Exercise directions >> Count the lines below that contain the word "this", and reply with only that number.

◇ ◇ ◇

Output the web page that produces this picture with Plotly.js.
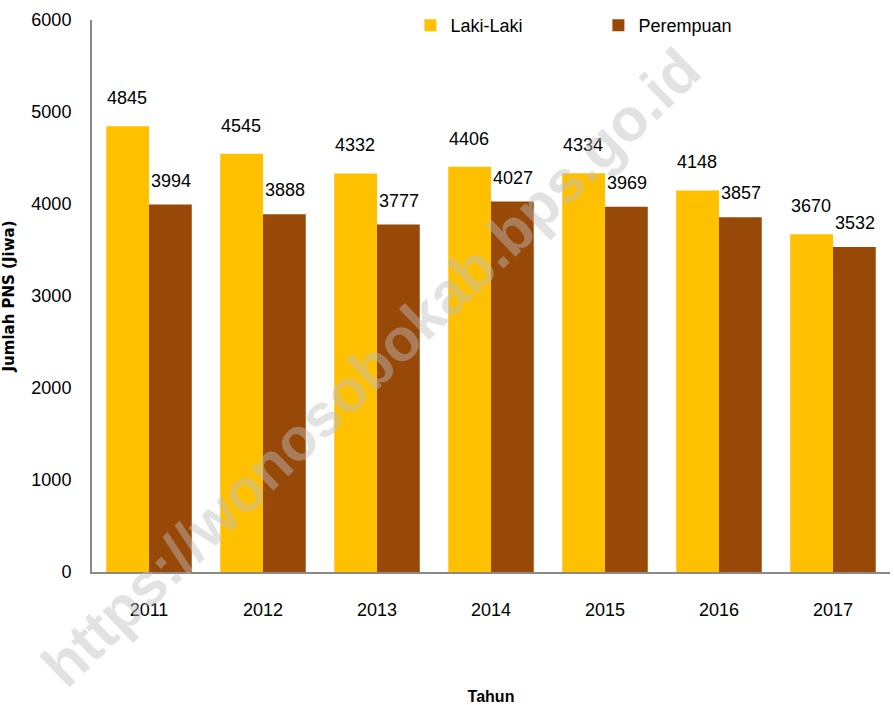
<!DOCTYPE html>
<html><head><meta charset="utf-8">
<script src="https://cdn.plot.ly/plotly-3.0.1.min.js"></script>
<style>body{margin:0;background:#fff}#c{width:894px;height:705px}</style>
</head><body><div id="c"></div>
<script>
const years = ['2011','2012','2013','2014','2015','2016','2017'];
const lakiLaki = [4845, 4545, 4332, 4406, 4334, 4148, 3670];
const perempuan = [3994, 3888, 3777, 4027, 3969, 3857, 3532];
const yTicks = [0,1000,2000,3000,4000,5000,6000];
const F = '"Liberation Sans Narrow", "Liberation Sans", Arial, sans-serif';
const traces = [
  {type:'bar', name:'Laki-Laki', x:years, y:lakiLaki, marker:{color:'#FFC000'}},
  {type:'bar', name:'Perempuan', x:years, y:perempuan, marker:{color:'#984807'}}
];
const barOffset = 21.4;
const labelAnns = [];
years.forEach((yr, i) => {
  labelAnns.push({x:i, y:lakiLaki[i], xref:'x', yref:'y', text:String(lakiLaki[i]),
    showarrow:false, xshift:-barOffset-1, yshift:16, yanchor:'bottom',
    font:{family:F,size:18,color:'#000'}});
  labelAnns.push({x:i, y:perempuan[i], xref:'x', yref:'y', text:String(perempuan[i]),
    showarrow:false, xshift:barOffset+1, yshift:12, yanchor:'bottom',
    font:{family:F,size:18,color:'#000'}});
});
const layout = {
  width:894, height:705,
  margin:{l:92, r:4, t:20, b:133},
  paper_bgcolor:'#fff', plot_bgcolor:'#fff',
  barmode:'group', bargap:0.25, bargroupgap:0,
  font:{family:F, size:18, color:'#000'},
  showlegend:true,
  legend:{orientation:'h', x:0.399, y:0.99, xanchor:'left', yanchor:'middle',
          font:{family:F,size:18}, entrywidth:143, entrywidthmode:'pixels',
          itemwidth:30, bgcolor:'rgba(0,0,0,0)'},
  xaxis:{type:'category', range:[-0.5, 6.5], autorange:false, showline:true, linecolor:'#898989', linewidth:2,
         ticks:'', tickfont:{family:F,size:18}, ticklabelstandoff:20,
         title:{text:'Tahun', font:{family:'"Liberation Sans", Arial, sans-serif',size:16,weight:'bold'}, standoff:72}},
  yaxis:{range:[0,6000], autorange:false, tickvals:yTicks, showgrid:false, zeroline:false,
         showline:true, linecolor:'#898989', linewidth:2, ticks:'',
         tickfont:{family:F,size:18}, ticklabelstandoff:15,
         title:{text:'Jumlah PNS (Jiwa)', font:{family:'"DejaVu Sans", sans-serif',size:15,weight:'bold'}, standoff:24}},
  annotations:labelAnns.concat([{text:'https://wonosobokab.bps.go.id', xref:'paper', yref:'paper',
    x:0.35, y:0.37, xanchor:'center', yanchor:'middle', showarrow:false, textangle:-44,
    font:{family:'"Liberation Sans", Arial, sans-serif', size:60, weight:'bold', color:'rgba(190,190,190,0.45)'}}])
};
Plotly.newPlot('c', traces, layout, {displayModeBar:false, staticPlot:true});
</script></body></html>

◇ ◇ ◇

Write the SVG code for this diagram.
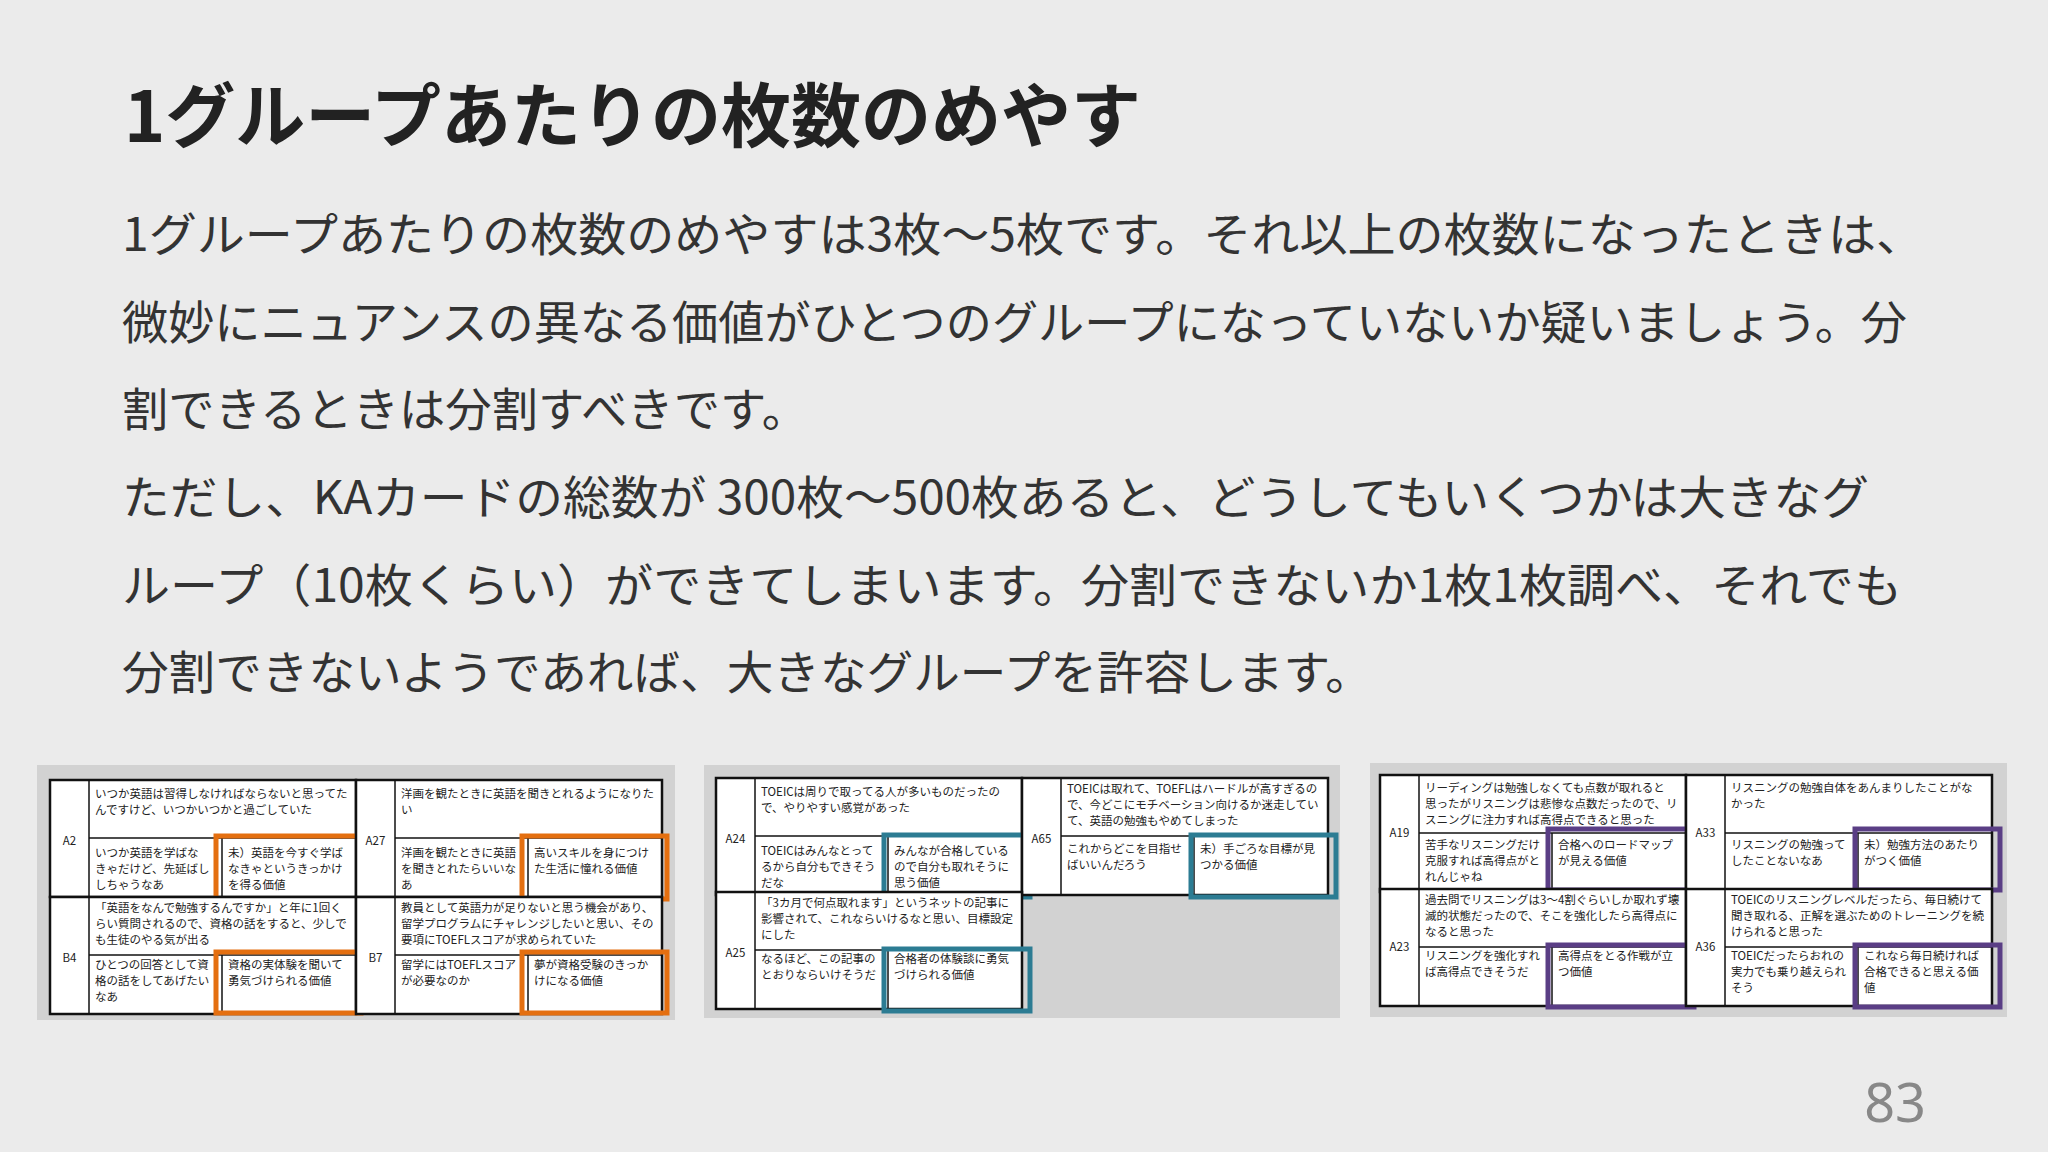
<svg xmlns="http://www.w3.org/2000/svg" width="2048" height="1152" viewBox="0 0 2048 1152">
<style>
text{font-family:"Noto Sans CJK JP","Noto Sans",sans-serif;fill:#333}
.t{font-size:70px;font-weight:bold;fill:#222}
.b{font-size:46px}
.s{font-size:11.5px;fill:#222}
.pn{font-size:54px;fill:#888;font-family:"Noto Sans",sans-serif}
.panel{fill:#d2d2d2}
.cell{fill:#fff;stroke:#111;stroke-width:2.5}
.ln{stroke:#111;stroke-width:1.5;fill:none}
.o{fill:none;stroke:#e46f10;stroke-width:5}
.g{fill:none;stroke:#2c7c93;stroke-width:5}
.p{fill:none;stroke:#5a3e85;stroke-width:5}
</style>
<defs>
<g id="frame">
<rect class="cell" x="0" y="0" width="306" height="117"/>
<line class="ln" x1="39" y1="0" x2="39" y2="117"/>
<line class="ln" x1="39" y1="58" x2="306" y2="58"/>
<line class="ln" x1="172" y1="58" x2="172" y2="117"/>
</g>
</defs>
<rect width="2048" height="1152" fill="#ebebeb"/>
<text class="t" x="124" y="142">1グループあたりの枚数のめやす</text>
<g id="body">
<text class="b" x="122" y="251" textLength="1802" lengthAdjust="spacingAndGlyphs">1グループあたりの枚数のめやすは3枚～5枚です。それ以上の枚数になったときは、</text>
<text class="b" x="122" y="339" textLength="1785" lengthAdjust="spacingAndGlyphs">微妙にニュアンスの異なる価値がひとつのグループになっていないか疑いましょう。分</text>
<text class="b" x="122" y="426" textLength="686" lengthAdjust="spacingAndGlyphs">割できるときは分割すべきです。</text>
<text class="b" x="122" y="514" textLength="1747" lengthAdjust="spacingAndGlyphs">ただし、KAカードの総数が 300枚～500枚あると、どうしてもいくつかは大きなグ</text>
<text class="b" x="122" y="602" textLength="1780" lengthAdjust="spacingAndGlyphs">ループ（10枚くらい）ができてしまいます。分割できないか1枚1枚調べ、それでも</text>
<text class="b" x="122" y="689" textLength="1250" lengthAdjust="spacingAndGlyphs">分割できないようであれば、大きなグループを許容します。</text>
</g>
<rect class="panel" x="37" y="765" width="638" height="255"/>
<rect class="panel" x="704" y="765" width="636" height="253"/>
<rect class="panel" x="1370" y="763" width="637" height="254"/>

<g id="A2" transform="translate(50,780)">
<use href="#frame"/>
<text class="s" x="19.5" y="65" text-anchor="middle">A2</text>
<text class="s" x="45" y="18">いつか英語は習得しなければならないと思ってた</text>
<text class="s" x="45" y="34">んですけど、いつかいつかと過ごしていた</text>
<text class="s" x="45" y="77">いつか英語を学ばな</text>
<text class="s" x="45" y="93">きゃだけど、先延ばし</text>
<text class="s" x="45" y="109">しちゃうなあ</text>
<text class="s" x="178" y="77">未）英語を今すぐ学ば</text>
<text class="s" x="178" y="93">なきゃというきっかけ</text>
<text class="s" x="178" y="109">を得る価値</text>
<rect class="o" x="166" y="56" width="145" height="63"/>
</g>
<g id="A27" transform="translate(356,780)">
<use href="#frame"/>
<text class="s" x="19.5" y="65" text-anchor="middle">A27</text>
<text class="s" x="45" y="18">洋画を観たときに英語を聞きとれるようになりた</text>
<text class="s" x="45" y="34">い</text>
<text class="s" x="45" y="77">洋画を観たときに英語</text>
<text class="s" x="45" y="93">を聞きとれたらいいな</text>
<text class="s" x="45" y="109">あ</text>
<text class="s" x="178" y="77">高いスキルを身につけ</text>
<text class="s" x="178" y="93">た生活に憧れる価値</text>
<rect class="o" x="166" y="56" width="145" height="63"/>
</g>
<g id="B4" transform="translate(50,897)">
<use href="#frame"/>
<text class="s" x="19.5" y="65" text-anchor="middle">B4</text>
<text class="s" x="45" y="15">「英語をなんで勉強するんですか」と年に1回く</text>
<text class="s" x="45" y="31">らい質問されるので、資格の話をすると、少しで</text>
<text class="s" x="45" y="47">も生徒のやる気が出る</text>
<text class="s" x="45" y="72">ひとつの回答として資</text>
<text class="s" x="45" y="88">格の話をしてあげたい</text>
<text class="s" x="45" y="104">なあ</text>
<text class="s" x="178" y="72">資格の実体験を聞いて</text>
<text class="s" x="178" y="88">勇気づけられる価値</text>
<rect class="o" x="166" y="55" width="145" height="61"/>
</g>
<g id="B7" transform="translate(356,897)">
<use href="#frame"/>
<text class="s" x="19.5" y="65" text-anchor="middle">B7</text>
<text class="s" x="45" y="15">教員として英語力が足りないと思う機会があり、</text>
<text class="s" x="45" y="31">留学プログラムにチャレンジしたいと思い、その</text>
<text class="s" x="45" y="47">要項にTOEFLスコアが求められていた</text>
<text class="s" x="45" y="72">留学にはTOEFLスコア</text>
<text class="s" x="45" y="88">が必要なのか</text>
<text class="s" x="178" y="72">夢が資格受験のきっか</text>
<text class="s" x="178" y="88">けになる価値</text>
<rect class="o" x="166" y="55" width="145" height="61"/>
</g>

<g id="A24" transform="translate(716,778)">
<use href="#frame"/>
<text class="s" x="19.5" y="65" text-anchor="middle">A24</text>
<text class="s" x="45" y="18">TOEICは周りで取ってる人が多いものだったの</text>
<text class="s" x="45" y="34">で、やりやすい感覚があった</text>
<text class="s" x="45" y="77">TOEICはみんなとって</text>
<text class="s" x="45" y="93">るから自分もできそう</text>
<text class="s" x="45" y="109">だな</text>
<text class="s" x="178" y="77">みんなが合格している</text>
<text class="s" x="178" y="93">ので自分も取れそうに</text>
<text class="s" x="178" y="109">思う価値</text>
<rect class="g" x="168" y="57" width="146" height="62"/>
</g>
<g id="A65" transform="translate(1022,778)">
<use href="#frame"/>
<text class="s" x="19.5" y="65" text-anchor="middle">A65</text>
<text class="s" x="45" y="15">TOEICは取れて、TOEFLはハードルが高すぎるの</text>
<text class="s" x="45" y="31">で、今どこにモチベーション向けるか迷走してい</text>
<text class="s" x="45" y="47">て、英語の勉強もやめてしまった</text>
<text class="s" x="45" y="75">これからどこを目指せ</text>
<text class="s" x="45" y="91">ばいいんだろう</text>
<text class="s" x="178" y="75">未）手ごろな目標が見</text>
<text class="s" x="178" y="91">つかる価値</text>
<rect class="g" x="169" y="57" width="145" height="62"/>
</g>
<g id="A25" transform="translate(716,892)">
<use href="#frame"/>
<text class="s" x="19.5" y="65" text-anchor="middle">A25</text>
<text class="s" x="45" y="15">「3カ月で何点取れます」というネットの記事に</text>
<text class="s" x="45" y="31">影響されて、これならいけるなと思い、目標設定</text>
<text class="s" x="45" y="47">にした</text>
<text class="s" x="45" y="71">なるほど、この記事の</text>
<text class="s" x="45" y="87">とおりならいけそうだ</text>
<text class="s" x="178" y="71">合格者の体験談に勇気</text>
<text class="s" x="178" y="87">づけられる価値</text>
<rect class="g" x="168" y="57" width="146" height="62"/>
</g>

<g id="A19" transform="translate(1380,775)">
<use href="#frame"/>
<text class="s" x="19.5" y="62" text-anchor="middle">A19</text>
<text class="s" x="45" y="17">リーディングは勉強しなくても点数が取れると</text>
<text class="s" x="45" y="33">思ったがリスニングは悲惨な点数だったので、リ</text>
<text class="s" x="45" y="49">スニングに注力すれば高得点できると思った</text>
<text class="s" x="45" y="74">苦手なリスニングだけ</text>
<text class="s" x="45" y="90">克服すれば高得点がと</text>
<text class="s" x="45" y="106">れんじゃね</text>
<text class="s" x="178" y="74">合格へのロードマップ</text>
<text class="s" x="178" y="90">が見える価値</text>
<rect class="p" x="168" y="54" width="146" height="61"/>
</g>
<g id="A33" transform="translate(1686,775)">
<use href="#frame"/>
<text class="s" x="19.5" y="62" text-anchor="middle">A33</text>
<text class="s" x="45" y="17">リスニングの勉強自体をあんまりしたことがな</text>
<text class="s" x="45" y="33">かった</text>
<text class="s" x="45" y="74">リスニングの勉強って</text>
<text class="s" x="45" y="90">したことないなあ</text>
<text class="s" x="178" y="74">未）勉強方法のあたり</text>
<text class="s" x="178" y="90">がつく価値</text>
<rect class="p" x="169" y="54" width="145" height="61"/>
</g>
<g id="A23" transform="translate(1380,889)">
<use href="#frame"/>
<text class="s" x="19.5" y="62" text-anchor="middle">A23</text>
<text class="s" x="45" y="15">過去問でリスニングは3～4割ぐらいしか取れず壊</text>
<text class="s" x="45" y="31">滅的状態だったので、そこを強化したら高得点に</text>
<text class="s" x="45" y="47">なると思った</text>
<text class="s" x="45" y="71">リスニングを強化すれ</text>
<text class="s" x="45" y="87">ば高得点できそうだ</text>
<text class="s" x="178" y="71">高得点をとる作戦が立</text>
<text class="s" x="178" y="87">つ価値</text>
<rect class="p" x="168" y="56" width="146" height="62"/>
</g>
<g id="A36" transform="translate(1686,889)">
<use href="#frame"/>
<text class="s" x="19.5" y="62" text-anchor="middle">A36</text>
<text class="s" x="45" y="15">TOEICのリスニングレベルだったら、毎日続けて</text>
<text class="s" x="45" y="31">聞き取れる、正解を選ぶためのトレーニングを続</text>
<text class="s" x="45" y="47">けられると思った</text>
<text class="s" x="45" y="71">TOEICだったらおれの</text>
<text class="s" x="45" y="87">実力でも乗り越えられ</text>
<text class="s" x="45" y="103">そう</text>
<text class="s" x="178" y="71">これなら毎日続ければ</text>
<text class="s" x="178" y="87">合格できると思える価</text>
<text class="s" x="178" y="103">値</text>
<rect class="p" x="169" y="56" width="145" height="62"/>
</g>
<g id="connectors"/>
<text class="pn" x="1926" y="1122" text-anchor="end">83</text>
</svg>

◇ ◇ ◇

Task output >> 2